Summers, in a phone interview Friday, called on Emanuel and other officials to join legal actions that could reap “north of tens of millions of dollars” for city-related pensions alone. “Given the fiscal situation we are in, at the city, county and state levels,” he said, “we have no choice but to pursue this aggressively.”

Emanuel has resisted such calls. And critics like the Chicago Teachers Union and Cook County Commissioner Jesus “Chuy” Garcia, who ran against Emanuel in 2015, say the mayor’s investment strategy is robbing the poor to favor the rich.

Summers is adamant that his move is not about politics, but about fulfilling his “fiduciary obligation” to recoup funds for the taxpayers.

On the mayoral speculation? “Stop. Just stop.” It would be “irresponsible,” he added, for him to focus on anything other than the myriad problems our city faces.

Yet his move helps carve out a valuable brand of independence and fiscal wisdom.

Last month, CPS removed LaRaviere from his job as principal of Blaine Elementary School, charging him with misconduct. He is appealing, arguing it was retribution for supporting Garcia and U.S. Sen. Bernie Sanders.

LaRaviere will be a Sanders delegate at the Democratic National Convention. He appeared in a TV ad for the Vermont Senator; in it he excoriated Emanuel.

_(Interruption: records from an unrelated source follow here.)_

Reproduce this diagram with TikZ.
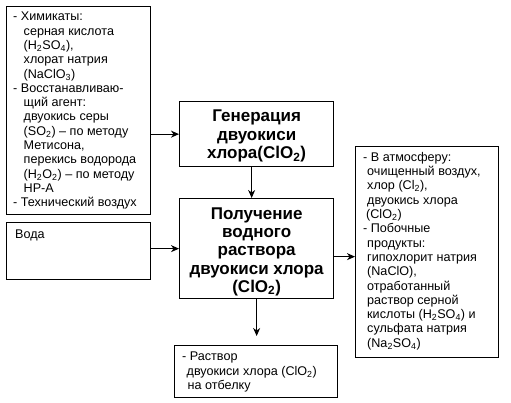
\documentclass[tikz,border=0pt]{standalone}
\usepackage{fontspec}
\setmainfont{Liberation Sans}
\usetikzlibrary{arrows.meta,calc}
\newcommand{\indL}{\hspace*{10.5pt}}
\newcommand{\indR}{\hspace*{4pt}}
\begin{document}
\begin{tikzpicture}[x=1pt,y=-1pt,
  box/.style={draw,line width=1.3pt,inner sep=0pt,anchor=north west},
  txt/.style={inner sep=0pt,anchor=north west,align=left,font=\fontsize{12.6}{14.3}\selectfont},
  btxt/.style={inner sep=0pt,align=center,font=\fontsize{17}{18.3}\selectfont\bfseries},
  arr/.style={line width=1.1pt,-{Stealth[length=8pt,width=7pt,inset=2.5pt]}}]
\useasboundingbox[fill=white] (0,0) rectangle (511,403);
% boxes
\node[box,minimum width=144pt,minimum height=208pt] (chem) at (6,6) {};
\node[box,minimum width=144pt,minimum height=57pt] (voda) at (6,222) {};
\node[box,minimum width=154pt,minimum height=65pt] (gen) at (179,101) {};
\node[box,minimum width=154pt,minimum height=100pt] (main) at (179,198) {};
\node[box,minimum width=143pt,minimum height=211pt] (out) at (355,146) {};
\node[box,minimum width=163pt,minimum height=52pt] (prod) at (174,345) {};
% texts
\node[txt] (chemt) at (13,12) {- Химикаты:\\
\indL серная кислота\\
\indL (H\textsubscript{2}SO\textsubscript{4}),\\
\indL хлорат натрия\\
\indL (NaClO\textsubscript{3})\\
- Восстанавливаю-\\
\indL щий агент:\\
\indL двуокись серы\\
\indL (SO\textsubscript{2}) – по методу\\
\indL Метисона,\\
\indL перекись водорода\\
\indL (H\textsubscript{2}O\textsubscript{2}) – по методу\\
\indL HP-A\\
- Технический воздух};
\node[txt] (vodat) at (15,230) {Вода};
\node[btxt] (gent) at ($(gen.center)+(0,2)$) {Генерация\\двуокиси\\хлора(ClO\textsubscript{2})};
\node[btxt] (maint) at ($(main.center)+(0,3)$) {Получение\\водного\\раствора\\двуокиси хлора\\(ClO\textsubscript{2})};
\node[txt] (outt) at (363,152) {- В атмосферу:\\
\indR очищенный воздух,\\
\indR хлор (Cl\textsubscript{2}),\\
\indR двуокись хлора\\
\hspace*{3pt}(ClO\textsubscript{2})\\
- Побочные\\
\indR продукты:\\
\indR гипохлорит натрия\\
\indR (NaClO),\\
\indR отработанный\\
\indR раствор серной\\
\indR кислоты (H\textsubscript{2}SO\textsubscript{4}) и\\
\indR сульфата натрия\\
\indR (Na\textsubscript{2}SO\textsubscript{4})};
\node[txt] (prodt) at (182,352) {- Раствор\\
\hspace*{4.5pt}двуокиси хлора (ClO\textsubscript{2})\\
\hspace*{5.5pt}на отбелку};
% connectors
\draw[arr] (chem.east |- gen.west) -- (gen.west);
\draw[arr] (voda.east |- main.west) -- (main.west);
\draw[arr] ([xshift=-5pt]gen.south) -- ([xshift=-5pt]main.north);
\draw[arr] ([yshift=-8pt]main.east) -- ([yshift=-8pt]main.east -| out.west);
\draw[arr,shorten >=9pt] (main.south) -- (main.south |- prod.north);
\end{tikzpicture}
\end{document}
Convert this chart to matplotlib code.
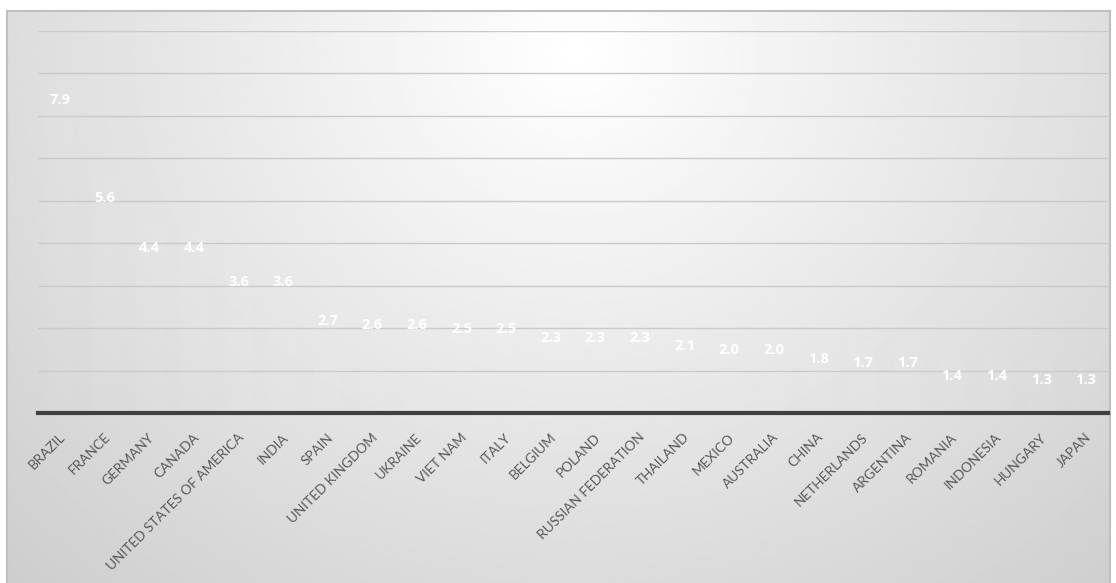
import numpy as np
import matplotlib
matplotlib.use("Agg")
import matplotlib.pyplot as plt
from matplotlib.transforms import ScaledTranslation

countries = ["BRAZIL", "FRANCE", "GERMANY", "CANADA", "UNITED STATES OF AMERICA",
             "INDIA", "SPAIN", "UNITED KINGDOM", "UKRAINE", "VIET NAM", "ITALY",
             "BELGIUM", "POLAND", "RUSSIAN FEDERATION", "THAILAND", "MEXICO",
             "AUSTRALIA", "CHINA", "NETHERLANDS", "ARGENTINA", "ROMANIA",
             "INDONESIA", "HUNGARY", "JAPAN"]
values = [7.9, 5.6, 4.4, 4.4, 3.6, 3.6, 2.7, 2.6, 2.6, 2.5, 2.5, 2.3, 2.3, 2.3,
          2.1, 2.0, 2.0, 1.8, 1.7, 1.7, 1.4, 1.4, 1.3, 1.3]

plt.rcParams['font.family'] = ['Lato', 'DejaVu Sans']

W, H = 1116, 583
fig = plt.figure(figsize=(W / 100, H / 100), dpi=100)
fig.patch.set_facecolor('white')

# chart area with a soft radial gradient
bg = fig.add_axes([7 / W, 0, (1110 - 7) / W, (H - 11) / H], zorder=0)
gx, gy = np.meshgrid(np.linspace(0, 1103, 600), np.linspace(0, 572, 320))
d = np.sqrt(((gx - 570) / 1.05) ** 2 + ((gy - 40) / 0.95) ** 2)
shade = np.clip(1.0 - d / 760 * 0.19, 0, 1)
bg.imshow(shade, cmap='gray', vmin=0, vmax=1, extent=[0, 1, 0, 1],
          aspect='auto', origin='upper', interpolation='bilinear')
bg.set_xticks([])
bg.set_yticks([])
for side in ['top', 'left', 'right']:
    bg.spines[side].set_color('#bfbfbf')
    bg.spines[side].set_linewidth(1.5)
bg.spines['bottom'].set_visible(False)

ax = fig.add_axes([38 / W, (H - 413) / H, (1108 - 38) / W, (413 - 31) / H], zorder=1)
ax.patch.set_alpha(0)
x = np.arange(len(countries))
# bars are white and nearly blend into the background
ax.bar(x, values, width=0.6, color='white', alpha=0.04, zorder=2)

ax.set_xlim(-0.5, len(countries) - 0.5)
ax.set_ylim(0, 9)
ax.set_yticks(np.arange(1, 10))
ax.yaxis.grid(True, color='#c9c9c9', linewidth=1)
ax.set_axisbelow(True)
ax.tick_params(axis='y', left=False, labelleft=False)
ax.tick_params(axis='x', length=0, pad=16)
ax.set_xticks(x)
ax.set_xticklabels(countries, rotation=45, ha='right', va='center',
                   rotation_mode='anchor', fontsize=9.8, color='#595959')
shift = ScaledTranslation(3 / 100, 0, fig.dpi_scale_trans)
for lbl in ax.get_xticklabels():
    lbl.set_transform(lbl.get_transform() + shift)
for side in ['top', 'left', 'right']:
    ax.spines[side].set_visible(False)
ax.spines['bottom'].set_color('#404040')
ax.spines['bottom'].set_linewidth(3)

for xi, v in zip(x, values):
    ax.annotate(f"{v:.1f}", (xi, v), xytext=(0, -16), textcoords='offset points',
                ha='center', va='center', color='white', fontsize=10.5,
                fontweight='bold', family=['Open Sans', 'DejaVu Sans'], zorder=3)

fig.savefig('out.png', dpi=100)
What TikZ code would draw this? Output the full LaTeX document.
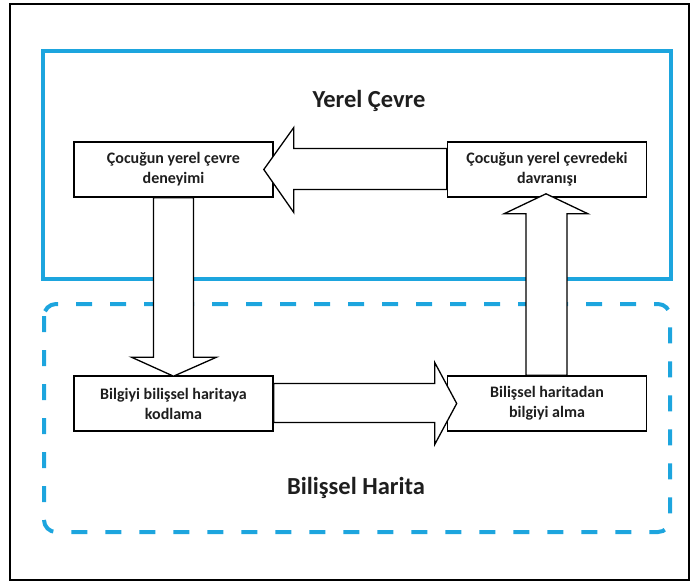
\documentclass[tikz,border=0pt]{standalone}
\usepackage{fontspec}
\setmainfont{Carlito}
\usetikzlibrary{calc}
\definecolor{skyline}{RGB}{29,165,222}
\definecolor{inktext}{RGB}{30,30,30}
\tikzset{
  x=1pt, y=-1pt,
  stagebox/.style={draw=black, line width=1.6pt, fill=white, minimum width=199pt,
    minimum height=55pt, align=center, font=\bfseries\fontsize{16}{20}\selectfont, text=inktext, inner sep=0pt},
  regiontitle/.style={font=\bfseries\fontsize{24.5}{28}\selectfont, text=inktext},
  fatarrow/.style={draw=black, line width=1.3pt, fill=white, line join=miter},
}
\begin{document}
\begin{tikzpicture}
\useasboundingbox (0,0) rectangle (696,584);
% outer frame
\draw[line width=2.6pt] (10,4) rectangle (689,580);
% environment region (solid) and cognitive map region (dashed)
\draw[skyline, line width=4pt] (43,51) rectangle (671,279);
\draw[skyline, line width=4pt, dash pattern=on 16pt off 18pt, rounded corners=12pt]
  (44,304) rectangle (670,532);
\node[regiontitle] (envtitle) at (369,101) {Yerel Çevre};
\node[regiontitle] (maptitle) at (356,488) {Bilişsel Harita};
% the four stages
\node[stagebox] (exp)  at (173.5,169.5) {Çocuğun yerel çevre\\deneyimi};
\node[stagebox] (beh)  at (547,169.5) {Çocuğun yerel çevredeki\\davranışı};
\node[stagebox] (enc)  at (173.5,403.5) {Bilgiyi bilişsel haritaya\\kodlama};
\node[stagebox] (ret)  at (547,403.5) {Bilişsel haritadan\\bilgiyi alma};
% behaviour -> experience
\draw[fatarrow] ($(exp.east)+(-10,0)$) -- ($(exp.east)+(20,-42)$) -- ($(exp.east)+(20,-21)$)
  -- ($(beh.west)+(0,-21)$) -- ($(beh.west)+(0,20)$) -- ($(exp.east)+(20,20)$)
  -- ($(exp.east)+(20,43)$) -- cycle;
% experience -> encoding
\draw[fatarrow] ($(enc.north)+(0,1)$) -- ($(enc.north)+(-42,-18)$) -- ($(enc.north)+(-20,-18)$)
  -- ($(exp.south)+(-20,0)$) -- ($(exp.south)+(20,0)$) -- ($(enc.north)+(20,-18)$)
  -- ($(enc.north)+(43,-18)$) -- cycle;
% encoding -> retrieval
\draw[fatarrow] ($(ret.west)+(10,0)$) -- ($(ret.west)+(-12,-41)$) -- ($(ret.west)+(-12,-20)$)
  -- ($(enc.east)+(0,-20)$) -- ($(enc.east)+(0,19)$) -- ($(ret.west)+(-12,19)$)
  -- ($(ret.west)+(-12,41)$) -- cycle;
% retrieval -> behaviour
\draw[fatarrow] ($(beh.south)+(-1,-4)$) -- ($(beh.south)+(41,16)$) -- ($(beh.south)+(20,16)$)
  -- ($(ret.north)+(20,0)$) -- ($(ret.north)+(-21,0)$) -- ($(beh.south)+(-21,16)$)
  -- ($(beh.south)+(-43,16)$) -- cycle;
\end{tikzpicture}
\end{document}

LaRaviere will use the principals’ association perch as a bully pulpit. “I don’t think Rahm can be elected dog catcher, and I think he knows it,” he told WLS-AM last week.

Emanuel is subsumed in efforts to rebuild voter trust, especially among African Americans; stem gun violence and police misconduct; and fix the city’s troubled schools. The Chicago City Council has grown a backbone. Emanuel’s heavy-hitting political allies are laying low.

Too early for 2019? Chicago suffers from a leadership vacuum that is dying to be filled. Never too early for that.